Euro hampered by poor investor sentiment

IMM data - figures used to understand what traders are betting - shows net EUR shorts rose in the week to 22 July to the highest level since Nov 2012 indicating more currency market decision makers are taking a negative stance on the currency.

"Short positions are likely to have extended further since.  Sentiment towards EUR remains weak and there's little on the Eurozone calendar this week that looks likely to turn this around. Eurozone CPI could attract some interest; inflationary pressures are expected to remain benign. While it’s unlikely to impact ECB policy, it won't help confidence towards EUR," say Lloyds Bank Research in a currency briefing to clients.

Carl Hasty at Smart Currency Business notes that the Eurozone still has some significant problems and business confidence is stuttering. This was highlighted on Friday as the euro weakened against its major peers due to disappointing news from German businesses.

"The data from the IFO Index weakened to 108 in July from 109.7 in June and was worse than the forecast 109.4. One of the key reasons is the situation in Ukraine and the effect it is having on business morale on Germany and on the euro. The Eurozone could see more difficult times if tougher sanctions are imposed on Russia, and if the European Central Bank continues its aggressive stance on their monetary policy," says Hasty.

Technical forecasts for the euro dollar rate

EUR/USD came under pressure all last week – the 2012-2014 uptrend has given way and the market has sold off to the 1.3424 200 week moving average.

"A negative bias will remain entrenched below the 1.3565 downtrend. Around here we also find the 1.3391/1.3385 55 MONTH ma and the base of the monthly cloud. A close below the 1.3385 is expected to act as a catalyst on the downside.
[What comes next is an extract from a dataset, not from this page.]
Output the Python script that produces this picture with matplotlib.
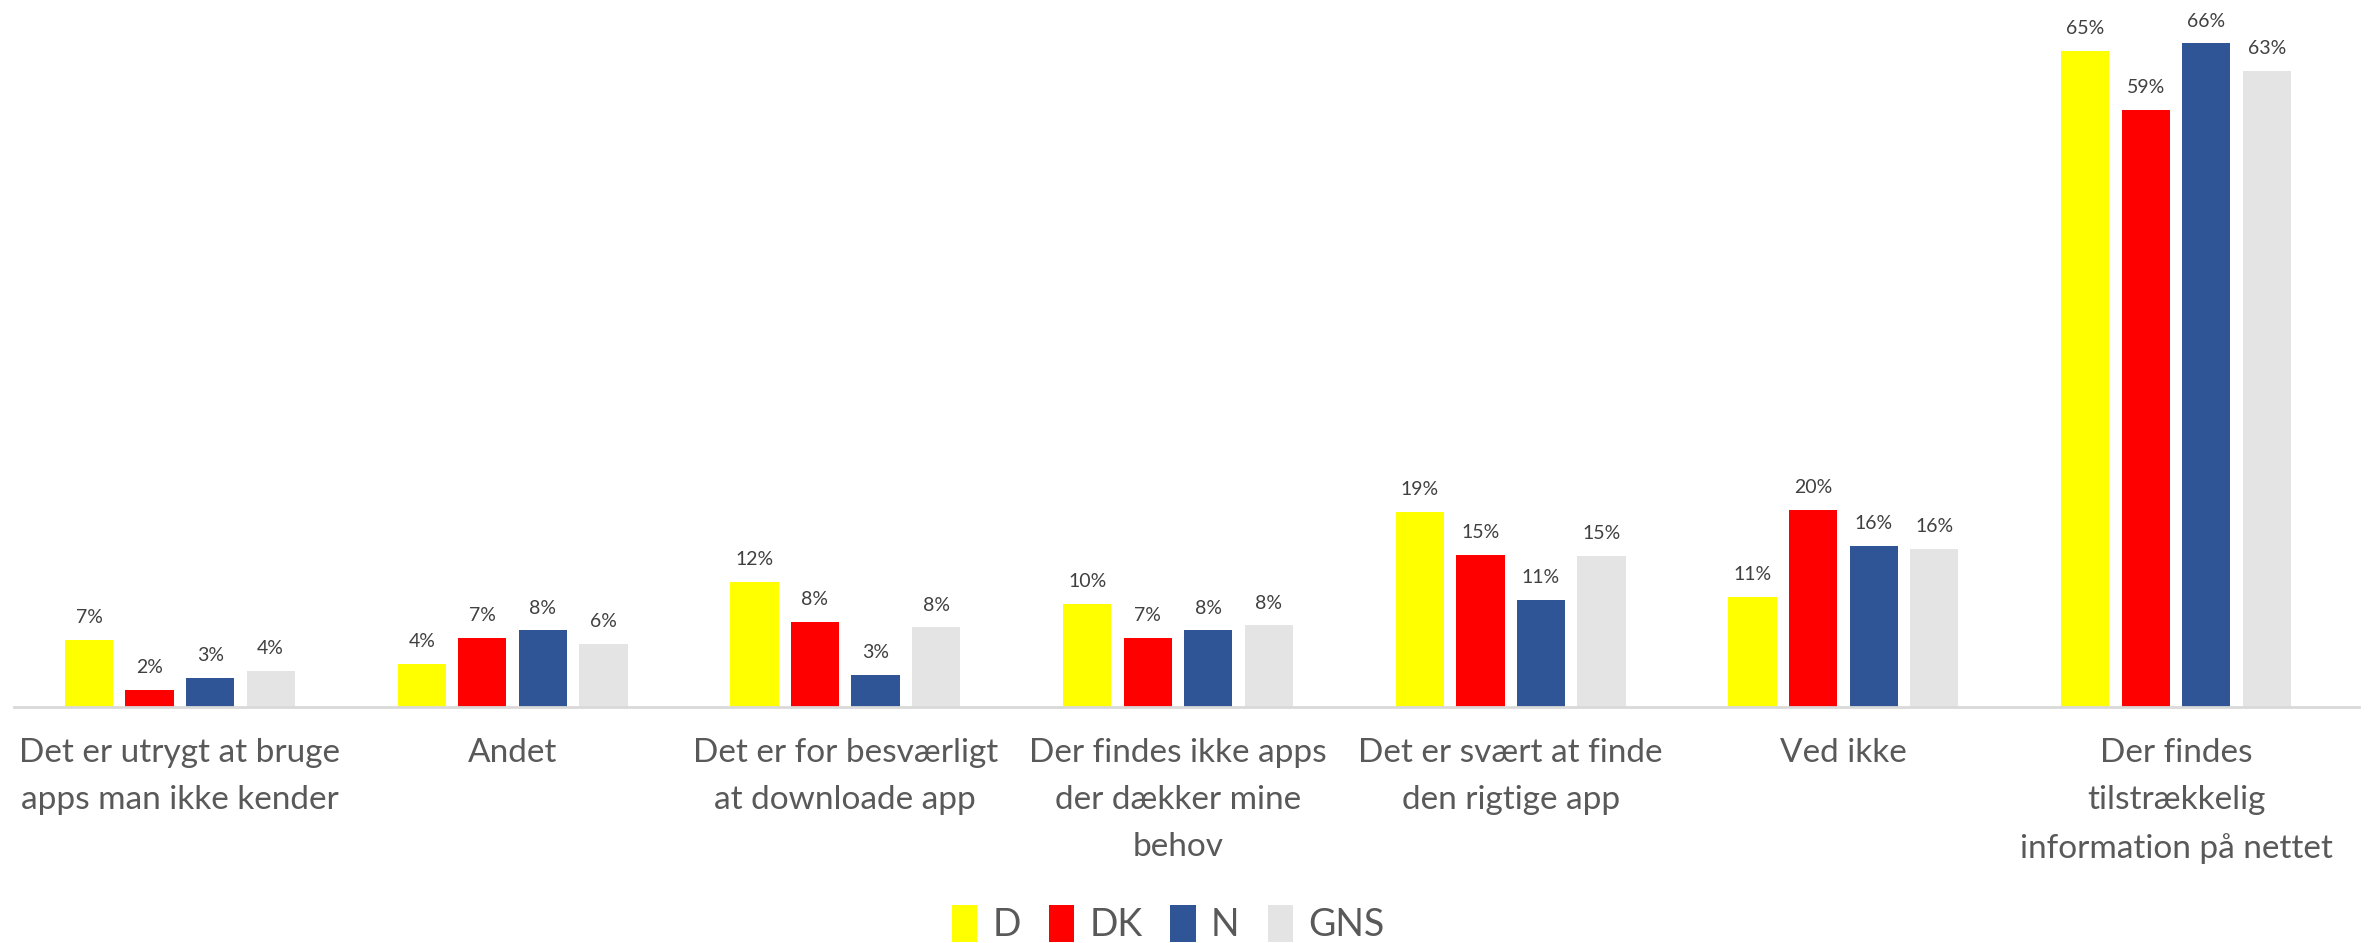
import matplotlib.pyplot as plt
import numpy as np

plt.rcParams['font.family'] = ['Lato', 'DejaVu Sans']

# Data (share in %)
categories = [
    'Det er utrygt at bruge\napps man ikke kender',
    'Andet',
    'Det er for besværligt\nat downloade app',
    'Der findes ikke apps\nder dækker mine\nbehov',
    'Det er svært at finde\nden rigtige app',
    'Ved ikke',
    'Der findes\ntilstrækkelig\ninformation på nettet',
]
series_names = ['D', 'DK', 'N', 'GNS']
val_d = [6.7, 4.3, 12.4, 10.2, 19.3, 10.9, 65.0]
val_dk = [1.7, 6.9, 8.4, 6.9, 15.1, 19.5, 59.1]
val_n = [2.9, 7.6, 3.2, 7.6, 10.6, 16.0, 65.7]
val_gns = [3.6, 6.3, 7.9, 8.1, 15.0, 15.7, 63.0]
colors = ['#FFFF00', '#FF0000', '#2F5597', '#E4E4E4']

series = [val_d, val_dk, val_n, val_gns]

fig = plt.figure(figsize=(23.74, 9.43), dpi=100)
ax = fig.add_axes([0.0057, 0.25, 0.988, 0.75])

x = np.arange(len(categories))
step = 0.182
width = 0.145

for k, (name, vals, col) in enumerate(zip(series_names, series, colors)):
    pos = x + (k - 1.5) * step
    bars = ax.bar(pos, vals, width=width, color=col, label=name, zorder=2)
    for b, v in zip(bars, vals):
        ax.annotate(f'{round(v):d}%', (b.get_x() + b.get_width() / 2, v),
                    xytext=(0, 10), textcoords='offset points',
                    ha='center', va='bottom', fontsize=14, color='#404040')

ax.set_xlim(-0.5, 6.55)
ax.set_ylim(0, 70)
ax.set_yticks([])
ax.set_xticks(x)
ax.set_xticklabels(categories, fontsize=24, color='#595959', linespacing=1.72)
ax.tick_params(axis='x', length=0, pad=22)

for s in ['top', 'right', 'left']:
    ax.spines[s].set_visible(False)
ax.spines['bottom'].set_color('#D9D9D9')
ax.spines['bottom'].set_linewidth(2)

leg = fig.legend(loc='lower center', bbox_to_anchor=(0.492, -0.036), ncol=4,
                 frameon=False, fontsize=27, handlelength=0.68, handleheight=1.15,
                 handletextpad=0.4, columnspacing=0.75)
for t in leg.get_texts():
    t.set_color('#595959')

fig.savefig('out.png', dpi=100, facecolor='white')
It is expected to act as a trigger for a slide to the 1.3295November 2013 low en route to 1.3020/00, the 50% retracement of the move up from the 1.2042/July 2012 low," says Karen Jones at Commerzbank.

Concerning her current trade recommendation Jones reckons: "Reinstate shorts on rallies to 1.3500, add 1.3550, stop 1.3565."

Barclays meanwhile advise they are maintaining a negative attitude towards the euro dollar rate over the course of the coming week:

"We remain bearish on the medium-term prospect of EURUSD given our view on the ECB and the Fed. No major surprises are expected from the FOMC this week, but we expect US data to be USD supportive while softer Euro area CPI to add further downward pressure to the EUR.

"In particular, the USD is set to strengthen further versus EUR and Eurozone “flash” CPI inflation this week (Thursday) may act as a catalyst for more EUR depreciation following last week’s decline in the currency. We forecast another benign reading of 0.4% y/y in July (consensus 0.5%), an outcome that will maintain pressure on the ECB to keep policy highly accommodative.

"EURUSD has dropped by around 4% from its highs just below 1.40 on 8 May and we expect further downside pressure in the weeks ahead."

Regarding the euro pound exchange rate outlook Swissquote Research tell us:

"EUR/GBP trades comfortably in the mid-range of June-July downtrend band (0.78673/0.79633). The overall bias remains bearish as long as resistance at 0.79330/0.79633 (21-dma / downtrend channel top) holds.

Also offering guidance on the euro pound is Karen Jones at Commerzbank:

"EUR/GBP last week sold off to the base of its down channel and bounced. The bounce has so far been pretty tepid and cannot seem to clear the 20 day ma at .7930. In fact the market has not seen anything more than marginal breaks of this moving average since the middle of March. However we also have the triple divergence of the daily RSI which suggests that the down move is exhausted for now. We noted the potential falling wedge and a close above .7930 should be enough to trigger a rally towards the .7991 2014 downtrend, where we would expect the rally to fail.